◆ **Instruction**:
Copy everything in the data below exactly except the pictures.
=-=-=-=-=
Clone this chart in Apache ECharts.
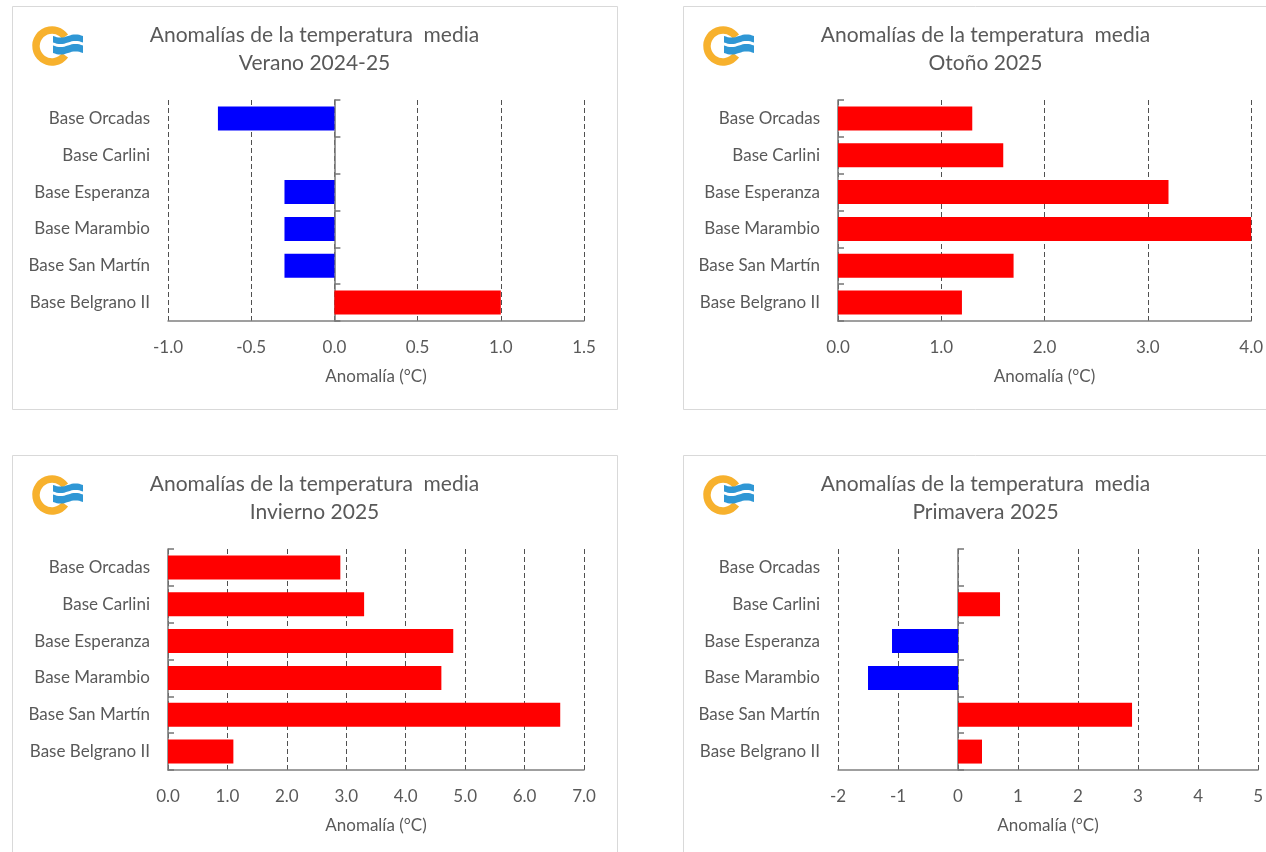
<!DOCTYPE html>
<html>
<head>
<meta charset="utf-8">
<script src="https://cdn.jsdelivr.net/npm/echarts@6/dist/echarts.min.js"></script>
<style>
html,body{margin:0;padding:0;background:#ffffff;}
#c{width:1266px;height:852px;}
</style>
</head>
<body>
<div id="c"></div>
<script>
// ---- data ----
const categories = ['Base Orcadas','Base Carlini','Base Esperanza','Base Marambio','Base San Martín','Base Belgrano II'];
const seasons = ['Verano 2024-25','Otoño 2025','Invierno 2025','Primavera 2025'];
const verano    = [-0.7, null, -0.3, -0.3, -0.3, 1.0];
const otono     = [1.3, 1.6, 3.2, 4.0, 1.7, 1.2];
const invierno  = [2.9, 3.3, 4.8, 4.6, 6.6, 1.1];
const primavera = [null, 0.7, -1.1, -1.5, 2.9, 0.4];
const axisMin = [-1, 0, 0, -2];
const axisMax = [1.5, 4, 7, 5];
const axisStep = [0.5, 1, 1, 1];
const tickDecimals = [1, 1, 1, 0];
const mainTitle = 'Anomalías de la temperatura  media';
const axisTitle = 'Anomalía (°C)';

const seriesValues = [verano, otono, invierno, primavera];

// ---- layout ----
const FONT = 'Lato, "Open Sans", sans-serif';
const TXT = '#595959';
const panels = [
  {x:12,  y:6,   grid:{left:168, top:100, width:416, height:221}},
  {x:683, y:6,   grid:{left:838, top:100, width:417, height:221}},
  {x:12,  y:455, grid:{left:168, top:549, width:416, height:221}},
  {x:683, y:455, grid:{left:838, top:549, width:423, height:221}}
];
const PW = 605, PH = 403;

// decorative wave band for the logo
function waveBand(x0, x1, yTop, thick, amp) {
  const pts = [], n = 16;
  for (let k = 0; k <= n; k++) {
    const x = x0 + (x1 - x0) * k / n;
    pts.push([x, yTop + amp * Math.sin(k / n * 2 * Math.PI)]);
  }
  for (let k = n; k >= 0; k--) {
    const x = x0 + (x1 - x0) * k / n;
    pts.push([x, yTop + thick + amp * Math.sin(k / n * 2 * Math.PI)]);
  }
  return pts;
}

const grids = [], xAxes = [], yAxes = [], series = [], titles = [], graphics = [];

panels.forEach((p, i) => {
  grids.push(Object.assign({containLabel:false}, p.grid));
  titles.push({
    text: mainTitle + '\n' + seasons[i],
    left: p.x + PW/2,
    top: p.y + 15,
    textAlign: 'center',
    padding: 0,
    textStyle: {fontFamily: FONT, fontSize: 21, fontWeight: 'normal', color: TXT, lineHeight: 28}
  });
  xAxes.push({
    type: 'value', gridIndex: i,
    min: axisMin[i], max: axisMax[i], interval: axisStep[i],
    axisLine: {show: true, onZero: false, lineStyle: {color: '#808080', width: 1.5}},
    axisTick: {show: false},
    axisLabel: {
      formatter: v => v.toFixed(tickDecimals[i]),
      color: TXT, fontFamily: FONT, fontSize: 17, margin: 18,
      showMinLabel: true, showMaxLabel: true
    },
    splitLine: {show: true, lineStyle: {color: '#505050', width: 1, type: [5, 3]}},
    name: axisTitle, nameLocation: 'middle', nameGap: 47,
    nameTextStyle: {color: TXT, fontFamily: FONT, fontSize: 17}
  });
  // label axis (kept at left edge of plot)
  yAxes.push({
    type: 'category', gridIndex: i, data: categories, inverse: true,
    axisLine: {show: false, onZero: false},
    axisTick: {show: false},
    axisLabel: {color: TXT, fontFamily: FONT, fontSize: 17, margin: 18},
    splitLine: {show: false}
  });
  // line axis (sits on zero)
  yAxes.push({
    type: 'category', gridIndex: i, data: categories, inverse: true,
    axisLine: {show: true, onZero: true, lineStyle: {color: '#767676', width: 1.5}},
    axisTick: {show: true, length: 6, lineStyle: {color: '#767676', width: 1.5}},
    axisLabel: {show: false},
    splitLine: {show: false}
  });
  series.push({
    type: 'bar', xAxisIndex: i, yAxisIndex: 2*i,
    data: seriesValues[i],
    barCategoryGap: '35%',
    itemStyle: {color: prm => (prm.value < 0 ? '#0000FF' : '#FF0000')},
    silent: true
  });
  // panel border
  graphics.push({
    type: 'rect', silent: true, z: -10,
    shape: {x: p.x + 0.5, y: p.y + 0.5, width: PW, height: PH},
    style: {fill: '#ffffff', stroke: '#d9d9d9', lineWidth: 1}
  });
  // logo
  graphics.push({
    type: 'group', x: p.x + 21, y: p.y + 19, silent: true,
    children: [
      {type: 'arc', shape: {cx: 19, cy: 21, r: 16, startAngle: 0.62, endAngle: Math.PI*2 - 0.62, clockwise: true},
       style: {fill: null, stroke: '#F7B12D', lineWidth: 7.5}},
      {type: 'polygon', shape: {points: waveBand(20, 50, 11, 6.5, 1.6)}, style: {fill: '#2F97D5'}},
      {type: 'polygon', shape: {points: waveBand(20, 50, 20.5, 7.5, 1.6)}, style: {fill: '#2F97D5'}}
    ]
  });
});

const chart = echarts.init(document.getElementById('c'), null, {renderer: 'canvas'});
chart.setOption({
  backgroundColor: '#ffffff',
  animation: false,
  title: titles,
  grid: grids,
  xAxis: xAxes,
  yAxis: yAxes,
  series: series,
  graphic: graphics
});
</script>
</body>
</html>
=-=-=-=-=
◆ **Reply**:
Clone this chart in Apache ECharts.
<!DOCTYPE html>
<html>
<head>
<meta charset="utf-8">
<script src="https://cdn.jsdelivr.net/npm/echarts@6/dist/echarts.min.js"></script>
<style>
html,body{margin:0;padding:0;background:#ffffff;}
#c{width:1266px;height:852px;}
</style>
</head>
<body>
<div id="c"></div>
<script>
// ---- data ----
const categories = ['Base Orcadas','Base Carlini','Base Esperanza','Base Marambio','Base San Martín','Base Belgrano II'];
const seasons = ['Verano 2024-25','Otoño 2025','Invierno 2025','Primavera 2025'];
const verano    = [-0.7, null, -0.3, -0.3, -0.3, 1.0];
const otono     = [1.3, 1.6, 3.2, 4.0, 1.7, 1.2];
const invierno  = [2.9, 3.3, 4.8, 4.6, 6.6, 1.1];
const primavera = [null, 0.7, -1.1, -1.5, 2.9, 0.4];
const axisMin = [-1, 0, 0, -2];
const axisMax = [1.5, 4, 7, 5];
const axisStep = [0.5, 1, 1, 1];
const tickDecimals = [1, 1, 1, 0];
const mainTitle = 'Anomalías de la temperatura  media';
const axisTitle = 'Anomalía (°C)';

const seriesValues = [verano, otono, invierno, primavera];

// ---- layout ----
const FONT = 'Lato, "Open Sans", sans-serif';
const TXT = '#595959';
const panels = [
  {x:12,  y:6,   grid:{left:168, top:100, width:416, height:221}},
  {x:683, y:6,   grid:{left:838, top:100, width:417, height:221}},
  {x:12,  y:455, grid:{left:168, top:549, width:416, height:221}},
  {x:683, y:455, grid:{left:838, top:549, width:423, height:221}}
];
const PW = 605, PH = 403;

// decorative wave band for the logo
function waveBand(x0, x1, yTop, thick, amp) {
  const pts = [], n = 16;
  for (let k = 0; k <= n; k++) {
    const x = x0 + (x1 - x0) * k / n;
    pts.push([x, yTop + amp * Math.sin(k / n * 2 * Math.PI)]);
  }
  for (let k = n; k >= 0; k--) {
    const x = x0 + (x1 - x0) * k / n;
    pts.push([x, yTop + thick + amp * Math.sin(k / n * 2 * Math.PI)]);
  }
  return pts;
}

const grids = [], xAxes = [], yAxes = [], series = [], titles = [], graphics = [];

panels.forEach((p, i) => {
  grids.push(Object.assign({containLabel:false}, p.grid));
  titles.push({
    text: mainTitle + '\n' + seasons[i],
    left: p.x + PW/2,
    top: p.y + 15,
    textAlign: 'center',
    padding: 0,
    textStyle: {fontFamily: FONT, fontSize: 21, fontWeight: 'normal', color: TXT, lineHeight: 28}
  });
  xAxes.push({
    type: 'value', gridIndex: i,
    min: axisMin[i], max: axisMax[i], interval: axisStep[i],
    axisLine: {show: true, onZero: false, lineStyle: {color: '#808080', width: 1.5}},
    axisTick: {show: false},
    axisLabel: {
      formatter: v => v.toFixed(tickDecimals[i]),
      color: TXT, fontFamily: FONT, fontSize: 17, margin: 18,
      showMinLabel: true, showMaxLabel: true
    },
    splitLine: {show: true, lineStyle: {color: '#505050', width: 1, type: [5, 3]}},
    name: axisTitle, nameLocation: 'middle', nameGap: 47,
    nameTextStyle: {color: TXT, fontFamily: FONT, fontSize: 17}
  });
  // label axis (kept at left edge of plot)
  yAxes.push({
    type: 'category', gridIndex: i, data: categories, inverse: true,
    axisLine: {show: false, onZero: false},
    axisTick: {show: false},
    axisLabel: {color: TXT, fontFamily: FONT, fontSize: 17, margin: 18},
    splitLine: {show: false}
  });
  // line axis (sits on zero)
  yAxes.push({
    type: 'category', gridIndex: i, data: categories, inverse: true,
    axisLine: {show: true, onZero: true, lineStyle: {color: '#767676', width: 1.5}},
    axisTick: {show: true, length: 6, lineStyle: {color: '#767676', width: 1.5}},
    axisLabel: {show: false},
    splitLine: {show: false}
  });
  series.push({
    type: 'bar', xAxisIndex: i, yAxisIndex: 2*i,
    data: seriesValues[i],
    barCategoryGap: '35%',
    itemStyle: {color: prm => (prm.value < 0 ? '#0000FF' : '#FF0000')},
    silent: true
  });
  // panel border
  graphics.push({
    type: 'rect', silent: true, z: -10,
    shape: {x: p.x + 0.5, y: p.y + 0.5, width: PW, height: PH},
    style: {fill: '#ffffff', stroke: '#d9d9d9', lineWidth: 1}
  });
  // logo
  graphics.push({
    type: 'group', x: p.x + 21, y: p.y + 19, silent: true,
    children: [
      {type: 'arc', shape: {cx: 19, cy: 21, r: 16, startAngle: 0.62, endAngle: Math.PI*2 - 0.62, clockwise: true},
       style: {fill: null, stroke: '#F7B12D', lineWidth: 7.5}},
      {type: 'polygon', shape: {points: waveBand(20, 50, 11, 6.5, 1.6)}, style: {fill: '#2F97D5'}},
      {type: 'polygon', shape: {points: waveBand(20, 50, 20.5, 7.5, 1.6)}, style: {fill: '#2F97D5'}}
    ]
  });
});

const chart = echarts.init(document.getElementById('c'), null, {renderer: 'canvas'});
chart.setOption({
  backgroundColor: '#ffffff',
  animation: false,
  title: titles,
  grid: grids,
  xAxis: xAxes,
  yAxis: yAxes,
  series: series,
  graphic: graphics
});
</script>
</body>
</html>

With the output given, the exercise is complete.